* **Stated task**
Can you transcribe the data exactly? Leave the pictures out.
"""
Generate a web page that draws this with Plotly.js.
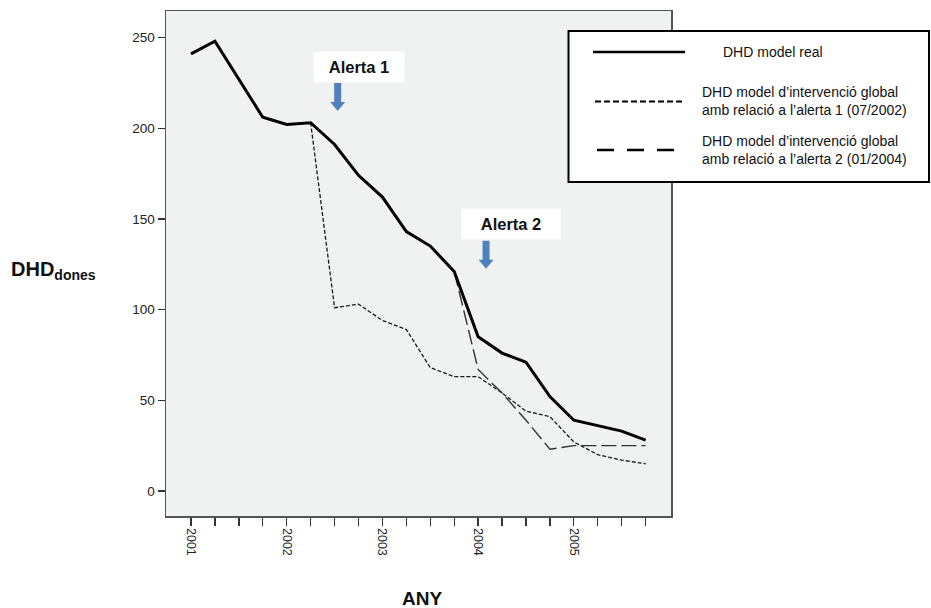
<!DOCTYPE html>
<html><head><meta charset="utf-8">
<script src="https://cdn.plot.ly/plotly-3.0.1.min.js"></script>
<style>html,body{margin:0;padding:0;background:#fff;}#chart{width:931px;height:608px;}</style>
</head><body><div id="chart"></div>
<script>
// Quarterly points, 2001 Q1 .. 2005 Q4 (index 0..19)
const quarterIndex = [0,1,2,3,4,5,6,7,8,9,10,11,12,13,14,15,16,17,18,19];
const yearTickVals = [0,4,8,12,16];
const yearTickText = ["2001","2002","2003","2004","2005"];
const yTickVals = [0,50,100,150,200,250];

const realValues   = [241,248,227,206,202,203,191,174,162,143,135,121,85,76,71,52,39,36,33,28];
const alert1Values = [null,null,null,null,null,203,101,103,94,89,68,63,63,54,44,41,27,20,17,15];
const alert2Values = [null,null,null,null,null,null,null,null,null,null,null,121,67,54,39,23,25,25,25,25];

const seriesNames = [
  "DHD model real",
  "DHD model d\u2019intervenció global<br>amb relació a l\u2019alerta 1 (07/2002)",
  "DHD model d\u2019intervenció global<br>amb relació a l\u2019alerta 2 (01/2004)"
];
const alertLabels = ["Alerta 1","Alerta 2"];
const alertArrowX = [6.13, 12.33];
const alertArrowTip = [209.5, 122.5];
const alertLabelX = [7.03, 13.37];
const alertLabelY = [234, 147];

const styles = [
  {color:'#000', width:3, dash:'solid', legendDash:'solid', legendWidth:2.5},
  {color:'#1a1a1a', width:1.3, dash:'4px,2px', legendDash:'6px,3px', legendWidth:2},
  {color:'#333', width:1.4, dash:'15px,5px', legendDash:'17px,13px', legendWidth:2.5}
];
const seriesValues = [realValues, alert1Values, alert2Values];

const traces = seriesValues.map((v,i)=>({
  x: quarterIndex, y: v, type:'scatter', mode:'lines', name: seriesNames[i],
  line:{color:styles[i].color, width:styles[i].width, dash:styles[i].dash},
  connectgaps:false, showlegend:false, hoverinfo:'skip'
}));
// draw real line on top
traces.push(traces.shift());

const font = "Liberation Sans, Arial, Helvetica, sans-serif";
const annotations = [];
const shapes = [];

// block arrow outline in pixels, tip at anchor, y positive up
const arrowPath = 'M-3.5,28 L3.5,28 L3.5,9 L7.5,9 L0,0 L-7.5,9 L-3.5,9 Z';
alertLabels.forEach((t,i)=>{
  annotations.push({
    x: alertLabelX[i], y: alertLabelY[i], xref:'x', yref:'y', text:'<b>'+t+'</b>',
    showarrow:false, bgcolor:'#ffffff', font:{family:font, size:16.5, color:'#111'},
    width: i===0?86:94, height:26, borderpad:2
  });
  shapes.push({
    type:'path', xref:'x', yref:'y', xsizemode:'pixel', ysizemode:'pixel',
    xanchor: alertArrowX[i], yanchor: alertArrowTip[i], path: arrowPath,
    fillcolor:'#4f81bd', line:{width:0}, layer:'above'
  });
});

// Legend box (paper coordinates)
const pl = 166, pw = 505, pt = 11, ph = 505;
function px(x){return (x-pl)/pw;}
function py(y){return 1-(y-pt)/ph;}
shapes.push({type:'rect', xref:'paper', yref:'paper', x0:px(568.5), x1:px(929), y0:py(31), y1:py(182),
  line:{color:'#000', width:2}, fillcolor:'#ffffff', layer:'above'});
const legY = [52, 101.5, 150];
const legX0 = [593, 595, 597], legX1 = [685, 685, 679];
styles.forEach((s,i)=>{
  shapes.push({type:'line', xref:'paper', yref:'paper', x0:px(legX0[i]), x1:px(legX1[i]), y0:py(legY[i]), y1:py(legY[i]),
    line:{color:'#000', width:s.legendWidth, dash:s.legendDash}, layer:'above'});
});
annotations.push({xref:'paper', yref:'paper', x:px(721), y:py(52), xanchor:'left', yanchor:'middle',
  text:seriesNames[0], showarrow:false, font:{family:font, size:14, color:'#111'}, align:'left'});
[1,2].forEach(i=>{
  annotations.push({xref:'paper', yref:'paper', x:px(700), y:py(legY[i]), xanchor:'left', yanchor:'middle',
    text:seriesNames[i], showarrow:false, font:{family:font, size:14, color:'#111'}, align:'left'});
});

// Axis titles
annotations.push({xref:'paper', yref:'paper', x:px(422), y:py(598), xanchor:'center', yanchor:'middle',
  text:'<b>ANY</b>', showarrow:false, font:{family:font, size:19, color:'#111'}});
annotations.push({xref:'paper', yref:'paper', x:px(9), y:py(270), xanchor:'left', yanchor:'middle',
  text:'<b>DHD<sub>dones</sub></b>', showarrow:false, font:{family:font, size:20, color:'#111'}});

const layout = {
  width:931, height:608,
  margin:{l:166, r:260, t:11, b:92, pad:0},
  paper_bgcolor:'#ffffff', plot_bgcolor:'#f0f1f1',
  showlegend:false,
  xaxis:{range:[-1.045,20.06], tickmode:'array',
    tickvals: yearTickVals, ticktext: yearTickText,
    minor:{tickmode:'array', tickvals: quarterIndex, ticks:'outside', ticklen:8, tickwidth:1.3, tickcolor:'#333', showgrid:false},
    tickangle:90, ticks:'outside', ticklen:8, tickwidth:1.3, tickcolor:'#333',
    showline:true, linecolor:'#555', linewidth:1.5, mirror:true,
    showgrid:false, zeroline:false, tickfont:{family:font, size:12.5, color:'#222'}},
  yaxis:{range:[-13.8,264.6], tickmode:'array', tickvals:yTickVals,
    ticks:'outside', ticklen:7, tickwidth:1.3, tickcolor:'#333',
    showline:true, linecolor:'#555', linewidth:1.5, mirror:true,
    showgrid:false, zeroline:false, tickfont:{family:font, size:13.5, color:'#222'}},
  annotations, shapes
};
Plotly.newPlot('chart', traces, layout, {staticPlot:true, displayModeBar:false});
</script></body></html>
"""
* **Result of this task**
Generate a web page that draws this with Plotly.js.
<!DOCTYPE html>
<html><head><meta charset="utf-8">
<script src="https://cdn.plot.ly/plotly-3.0.1.min.js"></script>
<style>html,body{margin:0;padding:0;background:#fff;}#chart{width:931px;height:608px;}</style>
</head><body><div id="chart"></div>
<script>
// Quarterly points, 2001 Q1 .. 2005 Q4 (index 0..19)
const quarterIndex = [0,1,2,3,4,5,6,7,8,9,10,11,12,13,14,15,16,17,18,19];
const yearTickVals = [0,4,8,12,16];
const yearTickText = ["2001","2002","2003","2004","2005"];
const yTickVals = [0,50,100,150,200,250];

const realValues   = [241,248,227,206,202,203,191,174,162,143,135,121,85,76,71,52,39,36,33,28];
const alert1Values = [null,null,null,null,null,203,101,103,94,89,68,63,63,54,44,41,27,20,17,15];
const alert2Values = [null,null,null,null,null,null,null,null,null,null,null,121,67,54,39,23,25,25,25,25];

const seriesNames = [
  "DHD model real",
  "DHD model d\u2019intervenció global<br>amb relació a l\u2019alerta 1 (07/2002)",
  "DHD model d\u2019intervenció global<br>amb relació a l\u2019alerta 2 (01/2004)"
];
const alertLabels = ["Alerta 1","Alerta 2"];
const alertArrowX = [6.13, 12.33];
const alertArrowTip = [209.5, 122.5];
const alertLabelX = [7.03, 13.37];
const alertLabelY = [234, 147];

const styles = [
  {color:'#000', width:3, dash:'solid', legendDash:'solid', legendWidth:2.5},
  {color:'#1a1a1a', width:1.3, dash:'4px,2px', legendDash:'6px,3px', legendWidth:2},
  {color:'#333', width:1.4, dash:'15px,5px', legendDash:'17px,13px', legendWidth:2.5}
];
const seriesValues = [realValues, alert1Values, alert2Values];

const traces = seriesValues.map((v,i)=>({
  x: quarterIndex, y: v, type:'scatter', mode:'lines', name: seriesNames[i],
  line:{color:styles[i].color, width:styles[i].width, dash:styles[i].dash},
  connectgaps:false, showlegend:false, hoverinfo:'skip'
}));
// draw real line on top
traces.push(traces.shift());

const font = "Liberation Sans, Arial, Helvetica, sans-serif";
const annotations = [];
const shapes = [];

// block arrow outline in pixels, tip at anchor, y positive up
const arrowPath = 'M-3.5,28 L3.5,28 L3.5,9 L7.5,9 L0,0 L-7.5,9 L-3.5,9 Z';
alertLabels.forEach((t,i)=>{
  annotations.push({
    x: alertLabelX[i], y: alertLabelY[i], xref:'x', yref:'y', text:'<b>'+t+'</b>',
    showarrow:false, bgcolor:'#ffffff', font:{family:font, size:16.5, color:'#111'},
    width: i===0?86:94, height:26, borderpad:2
  });
  shapes.push({
    type:'path', xref:'x', yref:'y', xsizemode:'pixel', ysizemode:'pixel',
    xanchor: alertArrowX[i], yanchor: alertArrowTip[i], path: arrowPath,
    fillcolor:'#4f81bd', line:{width:0}, layer:'above'
  });
});

// Legend box (paper coordinates)
const pl = 166, pw = 505, pt = 11, ph = 505;
function px(x){return (x-pl)/pw;}
function py(y){return 1-(y-pt)/ph;}
shapes.push({type:'rect', xref:'paper', yref:'paper', x0:px(568.5), x1:px(929), y0:py(31), y1:py(182),
  line:{color:'#000', width:2}, fillcolor:'#ffffff', layer:'above'});
const legY = [52, 101.5, 150];
const legX0 = [593, 595, 597], legX1 = [685, 685, 679];
styles.forEach((s,i)=>{
  shapes.push({type:'line', xref:'paper', yref:'paper', x0:px(legX0[i]), x1:px(legX1[i]), y0:py(legY[i]), y1:py(legY[i]),
    line:{color:'#000', width:s.legendWidth, dash:s.legendDash}, layer:'above'});
});
annotations.push({xref:'paper', yref:'paper', x:px(721), y:py(52), xanchor:'left', yanchor:'middle',
  text:seriesNames[0], showarrow:false, font:{family:font, size:14, color:'#111'}, align:'left'});
[1,2].forEach(i=>{
  annotations.push({xref:'paper', yref:'paper', x:px(700), y:py(legY[i]), xanchor:'left', yanchor:'middle',
    text:seriesNames[i], showarrow:false, font:{family:font, size:14, color:'#111'}, align:'left'});
});

// Axis titles
annotations.push({xref:'paper', yref:'paper', x:px(422), y:py(598), xanchor:'center', yanchor:'middle',
  text:'<b>ANY</b>', showarrow:false, font:{family:font, size:19, color:'#111'}});
annotations.push({xref:'paper', yref:'paper', x:px(9), y:py(270), xanchor:'left', yanchor:'middle',
  text:'<b>DHD<sub>dones</sub></b>', showarrow:false, font:{family:font, size:20, color:'#111'}});

const layout = {
  width:931, height:608,
  margin:{l:166, r:260, t:11, b:92, pad:0},
  paper_bgcolor:'#ffffff', plot_bgcolor:'#f0f1f1',
  showlegend:false,
  xaxis:{range:[-1.045,20.06], tickmode:'array',
    tickvals: yearTickVals, ticktext: yearTickText,
    minor:{tickmode:'array', tickvals: quarterIndex, ticks:'outside', ticklen:8, tickwidth:1.3, tickcolor:'#333', showgrid:false},
    tickangle:90, ticks:'outside', ticklen:8, tickwidth:1.3, tickcolor:'#333',
    showline:true, linecolor:'#555', linewidth:1.5, mirror:true,
    showgrid:false, zeroline:false, tickfont:{family:font, size:12.5, color:'#222'}},
  yaxis:{range:[-13.8,264.6], tickmode:'array', tickvals:yTickVals,
    ticks:'outside', ticklen:7, tickwidth:1.3, tickcolor:'#333',
    showline:true, linecolor:'#555', linewidth:1.5, mirror:true,
    showgrid:false, zeroline:false, tickfont:{family:font, size:13.5, color:'#222'}},
  annotations, shapes
};
Plotly.newPlot('chart', traces, layout, {staticPlot:true, displayModeBar:false});
</script></body></html>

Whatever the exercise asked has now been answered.